# Start of Data section

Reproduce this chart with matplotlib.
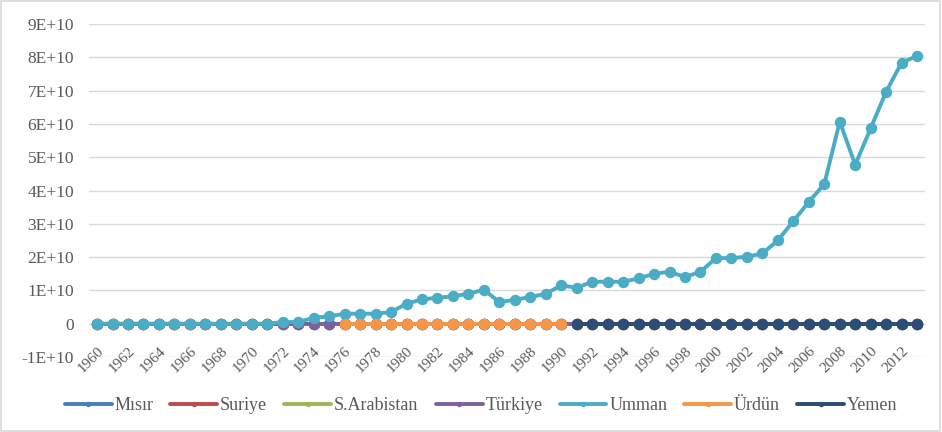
import numpy as np
import matplotlib
matplotlib.use('Agg')
from matplotlib import pyplot as plt
from matplotlib.patches import Rectangle

plt.rcParams['font.family'] = ['Liberation Serif', 'DejaVu Serif']

years = [str(y) for y in range(1960, 2014)]
tick_labels = [y if int(y) % 2 == 0 else '' for y in years]

# Umman (1960-2013)
umman = [0, 0, 0, 0, 0, 0, 0, 0, 0, 0, 0, 0,
         0.5e9, 0.5e9, 1.8e9, 2.2e9, 3.0e9, 3.0e9, 3.0e9, 3.5e9,
         6.0e9, 7.3e9, 7.8e9, 8.2e9, 9.0e9, 10.2e9, 6.5e9, 7.2e9, 8.0e9, 9.0e9,
         11.5e9, 10.8e9, 12.6e9, 12.6e9, 12.6e9, 13.6e9, 15.0e9, 15.6e9, 14.0e9, 15.6e9,
         19.7e9, 19.7e9, 20.1e9, 21.1e9, 25.0e9, 30.8e9, 36.6e9, 41.9e9, 60.7e9, 47.7e9,
         58.7e9, 69.7e9, 78.4e9, 80.4e9]
misir = [0] * 54
suriye = [0] * 54
s_arabistan = [0] * 54
turkiye = [0] * 54
# Ürdün 1976-1990, Yemen 1991-2013
urdun = [np.nan] * 16 + [0] * 15 + [np.nan] * 23
yemen = [np.nan] * 31 + [0] * 23

series = [('Mısır', misir, '#4a7ebb'),
          ('Suriye', suriye, '#be4b48'),
          ('S.Arabistan', s_arabistan, '#98b954'),
          ('Türkiye', turkiye, '#7d60a0'),
          ('Umman', umman, '#4bacc6'),
          ('Ürdün', urdun, '#f79646'),
          ('Yemen', yemen, '#2c4d75')]

fig = plt.figure(figsize=(9.42, 4.32), dpi=100)
fig.patches.append(Rectangle((0.001, 0.002), 0.997, 0.996, transform=fig.transFigure,
                             fill=False, edgecolor='#d9d9d9', linewidth=1.2))
ax = fig.add_axes([0.0948, 0.1736, 0.887, 0.7708])

x = np.arange(len(years))
for name, vals, col in series:
    ax.plot(x, vals, color=col, linewidth=2.8, marker='o', markersize=7.2,
            label=name, solid_capstyle='round')

ax.set_xlim(-0.5, len(years) - 0.5)
ax.set_ylim(-1e10, 9e10)
ax.set_yticks(np.arange(-1e10, 9.1e10, 1e10))
ax.set_yticklabels(['-1E+10', '0', '1E+10', '2E+10', '3E+10', '4E+10', '5E+10',
                    '6E+10', '7E+10', '8E+10', '9E+10'])
ax.grid(axis='y', color='#d9d9d9', linewidth=1)
ax.set_axisbelow(True)
for s in ax.spines.values():
    s.set_visible(False)
ax.tick_params(axis='y', length=0, pad=11, labelsize=12.5, labelcolor='#595959')

ax.set_xticks(x)
ax.set_xticklabels(tick_labels, rotation=45, ha='right', va='top',
                   rotation_mode='anchor', fontsize=11, color='#595959')
ax.tick_params(axis='x', length=0, pad=-9)

ax.legend(loc='center', bbox_to_anchor=(0.5106, 0.0602), bbox_transform=fig.transFigure,
          ncol=7, frameon=False, fontsize=13, handlelength=2.6, markerscale=0.4,
          columnspacing=0.95, handletextpad=0.15, labelcolor='#595959')

fig.savefig('out.png', dpi=100)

# End of Data section

** What you should do **
The pictures should not be reproduced; quote all of the other material exactly.

** Output **
Reproduce this chart with matplotlib.
import numpy as np
import matplotlib
matplotlib.use('Agg')
from matplotlib import pyplot as plt
from matplotlib.patches import Rectangle

plt.rcParams['font.family'] = ['Liberation Serif', 'DejaVu Serif']

years = [str(y) for y in range(1960, 2014)]
tick_labels = [y if int(y) % 2 == 0 else '' for y in years]

# Umman (1960-2013)
umman = [0, 0, 0, 0, 0, 0, 0, 0, 0, 0, 0, 0,
         0.5e9, 0.5e9, 1.8e9, 2.2e9, 3.0e9, 3.0e9, 3.0e9, 3.5e9,
         6.0e9, 7.3e9, 7.8e9, 8.2e9, 9.0e9, 10.2e9, 6.5e9, 7.2e9, 8.0e9, 9.0e9,
         11.5e9, 10.8e9, 12.6e9, 12.6e9, 12.6e9, 13.6e9, 15.0e9, 15.6e9, 14.0e9, 15.6e9,
         19.7e9, 19.7e9, 20.1e9, 21.1e9, 25.0e9, 30.8e9, 36.6e9, 41.9e9, 60.7e9, 47.7e9,
         58.7e9, 69.7e9, 78.4e9, 80.4e9]
misir = [0] * 54
suriye = [0] * 54
s_arabistan = [0] * 54
turkiye = [0] * 54
# Ürdün 1976-1990, Yemen 1991-2013
urdun = [np.nan] * 16 + [0] * 15 + [np.nan] * 23
yemen = [np.nan] * 31 + [0] * 23

series = [('Mısır', misir, '#4a7ebb'),
          ('Suriye', suriye, '#be4b48'),
          ('S.Arabistan', s_arabistan, '#98b954'),
          ('Türkiye', turkiye, '#7d60a0'),
          ('Umman', umman, '#4bacc6'),
          ('Ürdün', urdun, '#f79646'),
          ('Yemen', yemen, '#2c4d75')]

fig = plt.figure(figsize=(9.42, 4.32), dpi=100)
fig.patches.append(Rectangle((0.001, 0.002), 0.997, 0.996, transform=fig.transFigure,
                             fill=False, edgecolor='#d9d9d9', linewidth=1.2))
ax = fig.add_axes([0.0948, 0.1736, 0.887, 0.7708])

x = np.arange(len(years))
for name, vals, col in series:
    ax.plot(x, vals, color=col, linewidth=2.8, marker='o', markersize=7.2,
            label=name, solid_capstyle='round')

ax.set_xlim(-0.5, len(years) - 0.5)
ax.set_ylim(-1e10, 9e10)
ax.set_yticks(np.arange(-1e10, 9.1e10, 1e10))
ax.set_yticklabels(['-1E+10', '0', '1E+10', '2E+10', '3E+10', '4E+10', '5E+10',
                    '6E+10', '7E+10', '8E+10', '9E+10'])
ax.grid(axis='y', color='#d9d9d9', linewidth=1)
ax.set_axisbelow(True)
for s in ax.spines.values():
    s.set_visible(False)
ax.tick_params(axis='y', length=0, pad=11, labelsize=12.5, labelcolor='#595959')

ax.set_xticks(x)
ax.set_xticklabels(tick_labels, rotation=45, ha='right', va='top',
                   rotation_mode='anchor', fontsize=11, color='#595959')
ax.tick_params(axis='x', length=0, pad=-9)

ax.legend(loc='center', bbox_to_anchor=(0.5106, 0.0602), bbox_transform=fig.transFigure,
          ncol=7, frameon=False, fontsize=13, handlelength=2.6, markerscale=0.4,
          columnspacing=0.95, handletextpad=0.15, labelcolor='#595959')

fig.savefig('out.png', dpi=100)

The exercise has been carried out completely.